IndieLisboa 2017: Ordinary People


★★★☆☆

Homeless people go unseen everyday, with passersby ignoring their existence, and in turn, the harsh realities of social exclusion. In the Philippine capital of Manila, urban poverty is rising almost as rapidly as the luxury condominiums that litter the city’s skyline. A direct result of the city’s expeditious urban expansion, the government has come under scrutiny for the practice of removing its homeless population during major international events. In 2012 the government even erected a temporary wall on the main road linking the city and its airport to hide its slums.

These attempts to remove the lives of the poor from the global image of Manila is at the heart of Eduardo Roy, Jr’s Pamilya Ordinaryo, a heartrendingly immersive tale of life in the subaltern spaces of this sprawling metropolis. Roy’s film opens with CCTV footage of a random street whose busy sidewalks houses an abundance of destitute families. There’s no sound, and it takes a while to acclimatise to the chaos of the image, with cars speeding up and down the highway while people jostling to get where they’re going. The silence is eerie, while the artlessness of this static shot is unsettling, forcing the viewer to anticipate what is about to happen, and in turn, acknowledge the reality of Manila’s sprawling homeless populace.

Seemingly out of nowhere, a child is struck by a car. The physical distance imposed by the surveillance camera leaves the audience feeling helpless, but when Roy cuts to a shaky hand-held camera positioned at the scene of the accident the roar of the traffic and ensuing screams for help are paralysingly disorientating. This intelligent use of surveillance cameras reappears at various crucial moments in the film, each time alluding to the ineffectual governmental institutions that turn a blind eye to the city’s poor. From here the film follows the story of two street kids, sixteen year-old Jane (Hasmine Killip) and her seventeen year-old ‘husband’ Aries (Ronwaldo Martin). They have a one month old baby called Arjan (an amalgamation of their two names) and the three of them live on the side of one of Manila’s busiest highways; sleeping on folded out cardboard boxes and surviving on the money Aries makes pick-pocketing.

Their relationship with this space is a complex one. The city’s riches draw them in, but at the same time they’re refused access to its benefits. Roy’s use of sound design conveys the splintered psychology of their existence by amplifying the cacophony of life on the streets, with the constant clamour of traffic imbuing the film with an oppressive atmosphere. One day, things take turn for the worse when Arjen is stolen by a transgender con-artist and the film transforms into a obsessive and fruitless journey through the bustling streets of Manila in search of Jane and Aries’ missing baby. In a city that feeds on naivety, there’s a disconcerting sense that the pair will do anything to get their baby back, and for every Samaritan they meet, there’s a vulture waiting to exploit their vulnerability.

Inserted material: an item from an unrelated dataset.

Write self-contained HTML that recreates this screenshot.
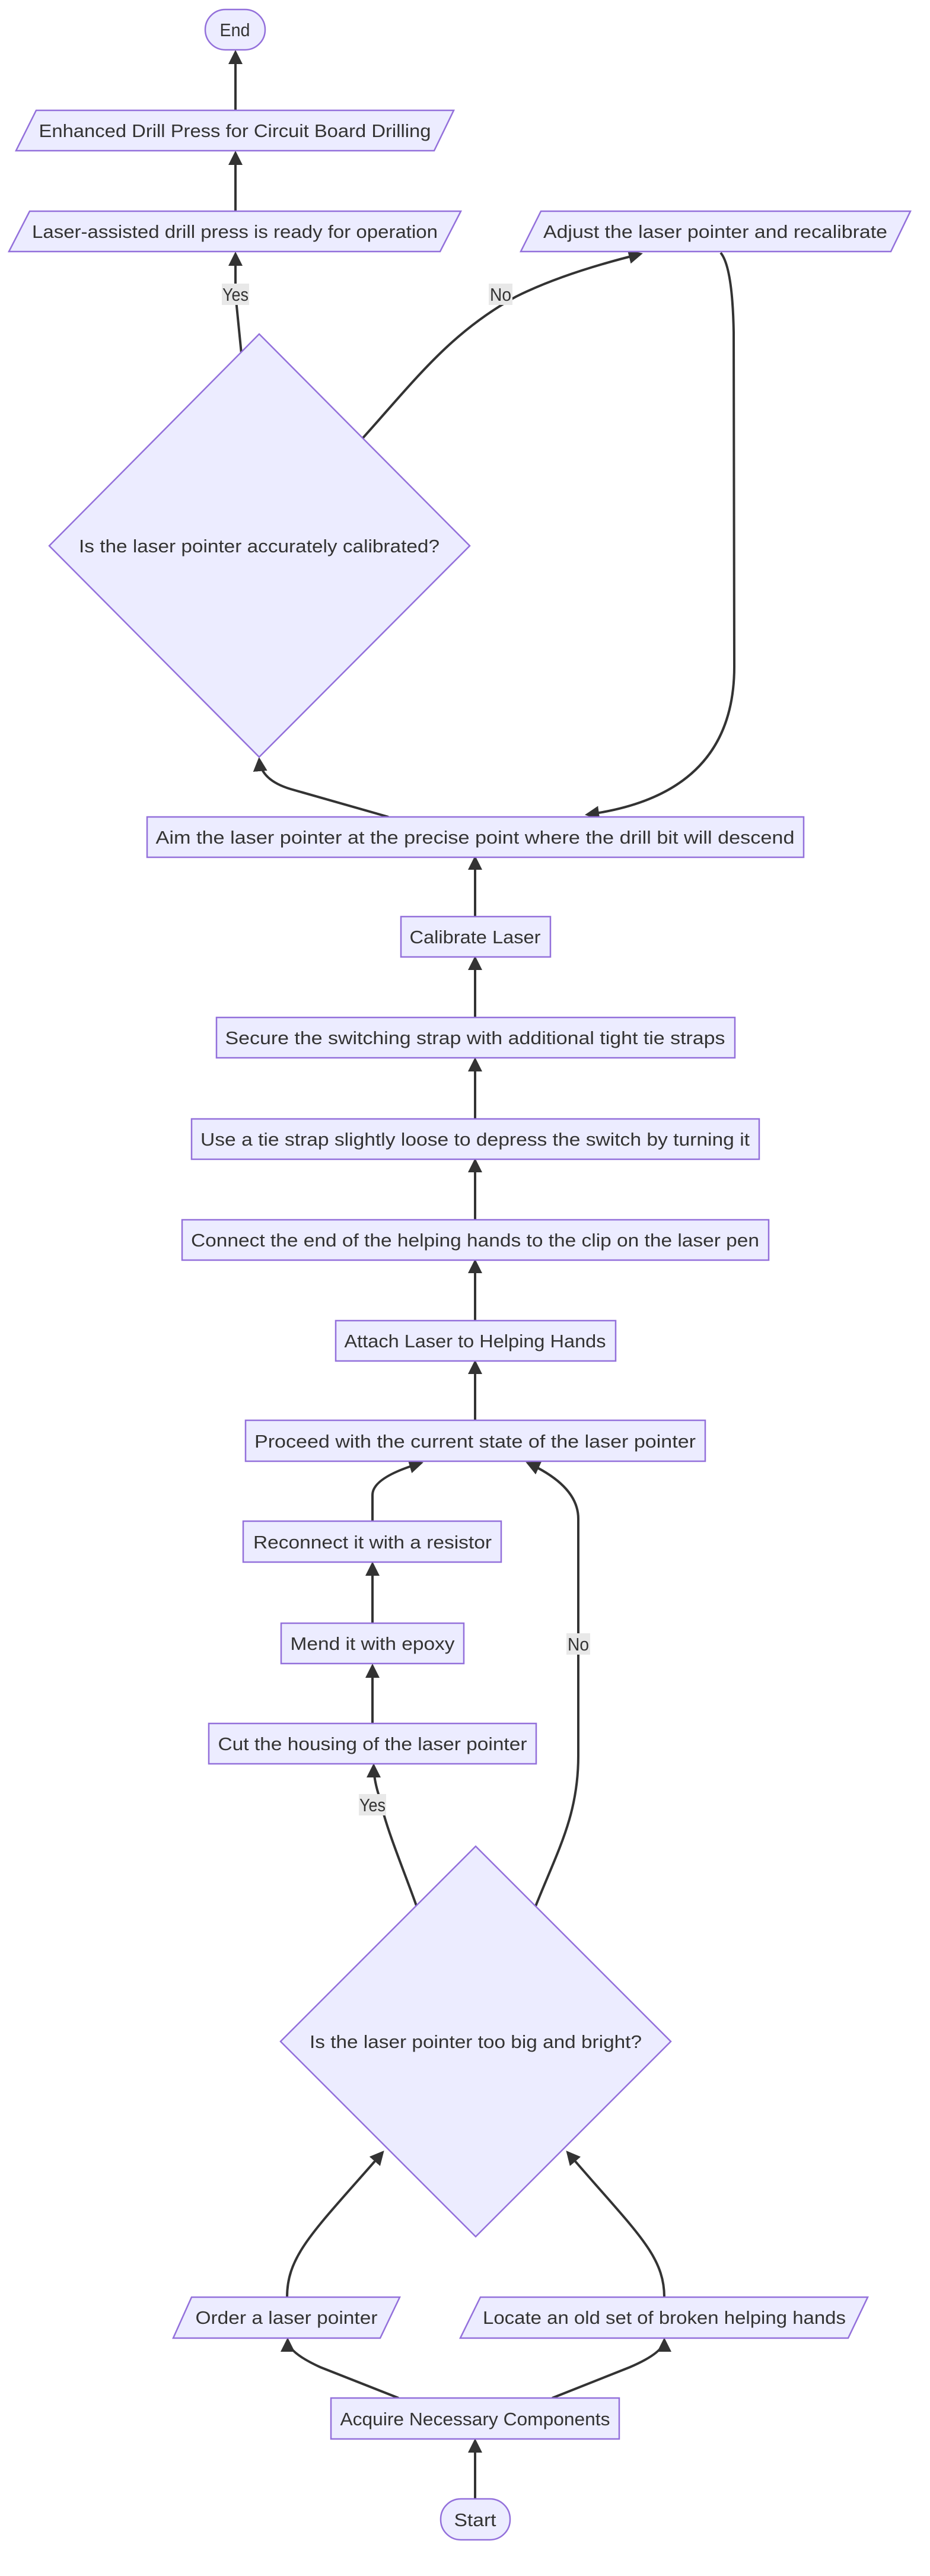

Roy’s immersive depiction of homelessness consciously attempts to avoid condescension, submerging the viewer into the lives of Jane and Aries and interacting with their surroundings in an attempt to present a truer representation of life on the margins of society. There’s an urgency to the way the camera glides over their faces, searching out every flicker of unease and tortured hope, with Roy’s suffocating reliance on mid-close up shots also blocking out the surrounding cityscape and the benefits of urban expansion Jane and Aries are denied. This isn’t to say Pamilya Ordinaryo doesn’t fall prey to the cliches of arthouse dramatisations of impoverished lives, relying as it does on tragedy to emphasis its point.

Unlike the inherently tragic characters at the centre of these representations of homelessness, Roy is neither blinded by love for his character, nor abusive toward them, refusing to canonise or fetishise their vagabond lives by showing them cursing, stealing, sniffing glue, as well as highlighting the tenderness and camaraderie they encounter. The result is a distinctive and uncompromisingly agonising study of the complexities of Manila’s displaced and marginalised, and although Pamilya Ordinaryo might not be perfect, it manages what many films about urban poverty often fail to do: giving a voice to the disinherited by making the invisible visible.